Dreams aside, becoming the first female drum major came with obstacles and hurdles Hall had to overcome. Despite not knowing that she would be the first female drum major at her university, she didn’t fully realize that female drum majors were highly uncommon at that time. 

“The challenge I faced in being the first female drum major is that Dr. Hodge initially said there would never be a female drum major as long as he was the band director,” Hall said. “That’s a whole long story in itself. Glory to God, he changed his mind less than a year later, unbeknownst to me.” 

She continues, “He threw me out there with the other three guys the first afternoon of band camp. Dr. Ruff, who was the assistant band director at the time, took me out the back of the band with the rest of the saxophone section, literally dragged me to the front of the band, and said, “Give my drum majors some competition.” From that day forward, I was a drum major. I didn’t get any pushback from anyone in the band because they respected me and supported that decision.”

She says she drew her inspiration from the legendary Anthony Criss, a drum major at A&T for multiple years. After watching a performance of his, she knew at that moment she wanted to follow in his footsteps and to be like him.  

“During N.C. A&T Homecoming in 1993, he came onto the field in a helicopter,” Hall said. “I got a chance to meet him one summer when I was at A&T for a band camp for middle and high schoolers. When he saw me dance, he instantly became my mentor and would let me come onto the track with him at football games. Some band members knew me before I actually got to A&T because of that. One of the greatest moments ever was when he saw me as a drum major at band camp. His reaction was priceless. I was just so happy he was proud of my accomplishment. I love marching with him in the alumni band to this day!”
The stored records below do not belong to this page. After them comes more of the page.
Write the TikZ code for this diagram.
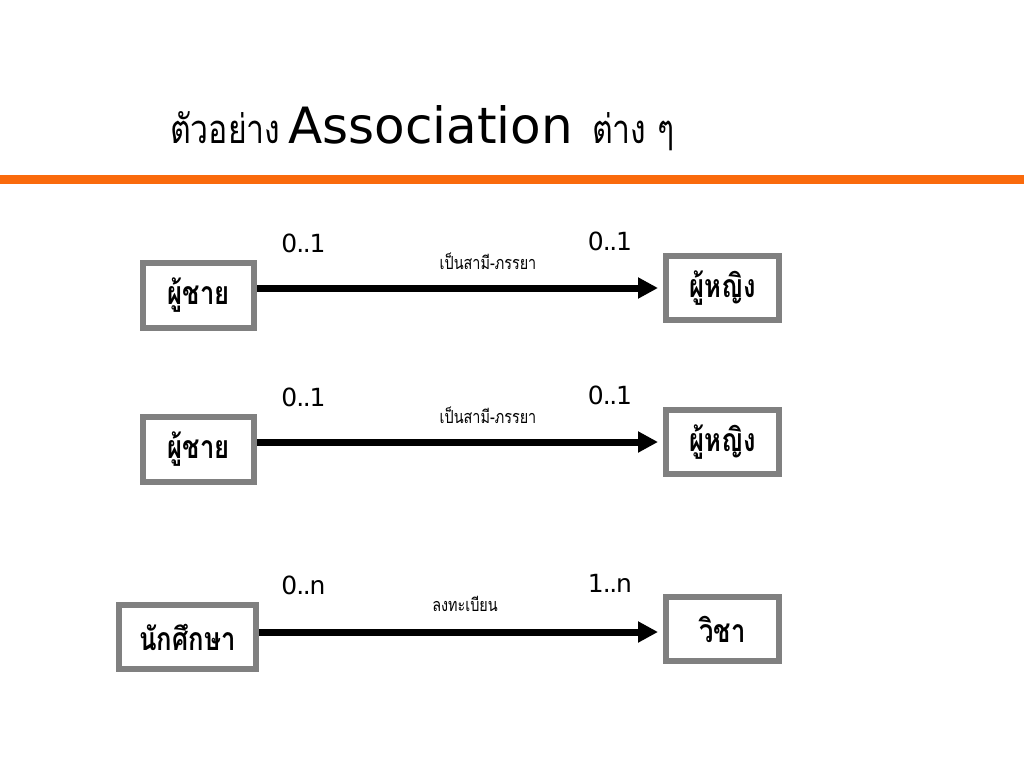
\documentclass[tikz,border=0pt]{standalone}
\usepackage{fontspec}
\setmainfont{DejaVu Sans}
\newfontfamily\thaifont[Script=Thai,FakeStretch=0.8]{Loma}
\usetikzlibrary{arrows.meta}
\definecolor{barorange}{RGB}{250,106,12}
\definecolor{boxgray}{RGB}{128,128,128}
\newcommand\twodots{\kern-1pt.\kern-1.5pt.\kern-1pt}

\begin{document}
\begin{tikzpicture}[x=1pt,y=-1pt,
    classbox/.style={draw=boxgray,line width=6pt,fill=white,inner sep=0pt,
      minimum width=113pt,minimum height=64pt,
      font=\thaifont\bfseries\fontsize{32}{32}\selectfont},
    mult/.style={anchor=base,inner sep=0pt,font=\fontsize{25}{25}\selectfont},
    rolename/.style={anchor=base,inner sep=0pt,font=\thaifont\fontsize{18}{18}\selectfont},
    assoc/.style={line width=7pt,-{Triangle[length=20pt,width=20pt]}}]
  \useasboundingbox (0,0) rectangle (1024,768);
  % title
  \node[anchor=base west,inner sep=0pt,font=\thaifont\fontsize{40}{40}\selectfont] (title1) at (170,143) {ตัวอย่าง};
  \node[anchor=base west,inner sep=0pt,font=\fontsize{50}{50}\selectfont] (title2) at (288,143) {Association};
  \node[anchor=base west,inner sep=0pt,font=\thaifont\fontsize{40}{40}\selectfont] (title3) at (592,143) {ต่าง ๆ};
  \fill[barorange] (0,175) rectangle (1024,184);
  % classes
  \node[classbox,minimum width=111pt,minimum height=65pt] (man1) at (198.5,295.5) {ผู้ชาย};
  \node[classbox] (woman1) at (722.5,288) {ผู้หญิง};
  \node[classbox,minimum width=111pt,minimum height=65pt] (man2) at (198.5,449.5) {ผู้ชาย};
  \node[classbox] (woman2) at (722.5,442) {ผู้หญิง};
  \node[classbox,minimum width=137pt] (student) at (187.5,637) {นักศึกษา};
  \node[classbox] (course) at (722.5,629) {วิชา};
  % associations
  \draw[assoc] (man1.east |- woman1.west) -- ([xshift=-5pt]woman1.west);
  \draw[assoc] (man2.east |- woman2.west) -- ([xshift=-5pt]woman2.west);
  \draw[assoc] ([yshift=-3pt]student.east |- course.west) -- ([xshift=-5pt,yshift=-3pt]course.west);
  % multiplicities and role names
  \node[mult] (m1a) at (303.5,252) {0\twodots1};
  \node[mult] (m1b) at (610,250) {0\twodots1};
  \node[rolename] (r1) at (488,269) {เป็นสามี-ภรรยา};
  \node[mult] (m2a) at (303.5,406) {0\twodots1};
  \node[mult] (m2b) at (610,404) {0\twodots1};
  \node[rolename] (r2) at (488,423) {เป็นสามี-ภรรยา};
  \node[mult] (m3a) at (303.5,594) {0\twodots n};
  \node[mult] (m3b) at (610,592) {1\twodots n};
  \node[rolename] (r3) at (465,611) {ลงทะเบียน};
\end{tikzpicture}
\end{document}
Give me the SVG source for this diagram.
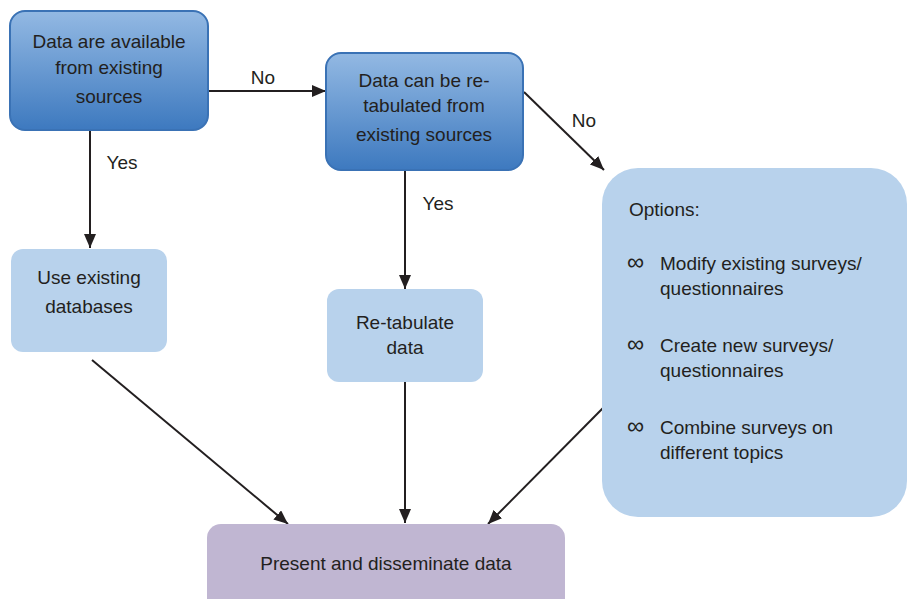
<svg xmlns="http://www.w3.org/2000/svg" width="908" height="599" viewBox="0 0 908 599">
<defs>
<linearGradient id="blueGrad" x1="0" y1="0" x2="0" y2="1">
<stop offset="0" stop-color="#93b9e3"/>
<stop offset="1" stop-color="#3d79bf"/>
</linearGradient>
<marker id="arrow" viewBox="0 0 14 12" refX="14" refY="6" markerWidth="14" markerHeight="12" markerUnits="userSpaceOnUse" orient="auto">
<path d="M0,0 L14,6 L0,12 z" fill="#231f20"/>
</marker>
</defs>
<style>
text{font-family:"Liberation Sans",Arial,sans-serif;font-size:19px;fill:#231f20}
.c{text-anchor:middle}
.inf{font-size:24px}
.dark{fill:url(#blueGrad);stroke:#3a72b5;stroke-width:2}
.light{fill:#b8d2ec}
.purple{fill:#c0b6d2}
.conn line{stroke:#231f20;stroke-width:2;marker-end:url(#arrow)}
</style>
<g id="connectors" class="conn">
<line x1="208" y1="91" x2="326" y2="91"/>
<line x1="90" y1="130" x2="90" y2="248"/>
<line x1="405" y1="170" x2="405" y2="289"/>
<line x1="524" y1="92" x2="604" y2="170"/>
<line x1="92" y1="360" x2="288" y2="524"/>
<line x1="405" y1="382" x2="405" y2="523"/>
<line x1="603" y1="408" x2="488" y2="524"/>
</g>
<g id="labels">
<text x="263" y="84" class="c">No</text>
<text x="122" y="169" class="c">Yes</text>
<text x="438" y="210" class="c">Yes</text>
<text x="584" y="127" class="c">No</text>
</g>
<g id="node-available">
<rect x="10" y="11" width="198" height="119" rx="15" class="dark"/>
<text x="109" y="48" class="c">Data are available</text>
<text x="109" y="74" class="c">from existing</text>
<text x="109" y="103" class="c">sources</text>
</g>
<g id="node-retabulated">
<rect x="326" y="53" width="197" height="117" rx="15" class="dark"/>
<text x="424" y="87" class="c">Data can be re-</text>
<text x="424" y="112" class="c">tabulated from</text>
<text x="424" y="141" class="c">existing sources</text>
</g>
<g id="node-use">
<rect x="11" y="249" width="156" height="103" rx="12" class="light"/>
<text x="89" y="284" class="c">Use existing</text>
<text x="89" y="313" class="c">databases</text>
</g>
<g id="node-retab">
<rect x="327" y="289" width="156" height="93" rx="12" class="light"/>
<text x="405" y="329" class="c">Re-tabulate</text>
<text x="405" y="354" class="c">data</text>
</g>
<g id="node-options">
<rect x="602" y="168" width="305" height="349" rx="36" class="light"/>
<text x="629" y="216">Options:</text>
<text x="627" y="270" class="inf">∞</text>
<text x="660" y="270">Modify existing surveys/</text>
<text x="660" y="295">questionnaires</text>
<text x="627" y="352" class="inf">∞</text>
<text x="660" y="352">Create new surveys/</text>
<text x="660" y="377">questionnaires</text>
<text x="627" y="434" class="inf">∞</text>
<text x="660" y="434">Combine surveys on</text>
<text x="660" y="459">different topics</text>
</g>
<g id="node-present">
<rect x="207" y="524" width="358" height="100" rx="14" class="purple"/>
<text x="386" y="570" class="c">Present and disseminate data</text>
</g>
</svg>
As a natural-born performer, Hall’s love of dancing accompanied by the boost of energy she received through the crowd response made it one of the best times of her life. Even after she graduated from N.C. A&T, the weight of her success still didn’t hit her until she noticed other universities sprouting their first female drum majors as well.

“It dawned on me that I had the privilege of being one of a select few that were chosen to lead HBCU bands as a whole,” Hall said. “When I did find out I was the first female drum major at A&T the year I was chosen, I did understand that if I sucked, people would say, “this girl sucks.” I knew if that was the case, other women wouldn’t be chosen, so I just made sure I did the absolute best job I could do.”

Hall’s advice for young women that want to become drum majors is that they have to be better than the young men they’re competing against to even be considered for the position. 

“At this point, they have to be better than me, because unfortunately for them, they’ll always be compared to me simply because I’m still around and people know of me because of social media and GHOE,” Hall said. “They have to first believe in themselves and their ability, and they can’t let the fact that there have only been two females in A&T drum major history make them doubt they can be the third.”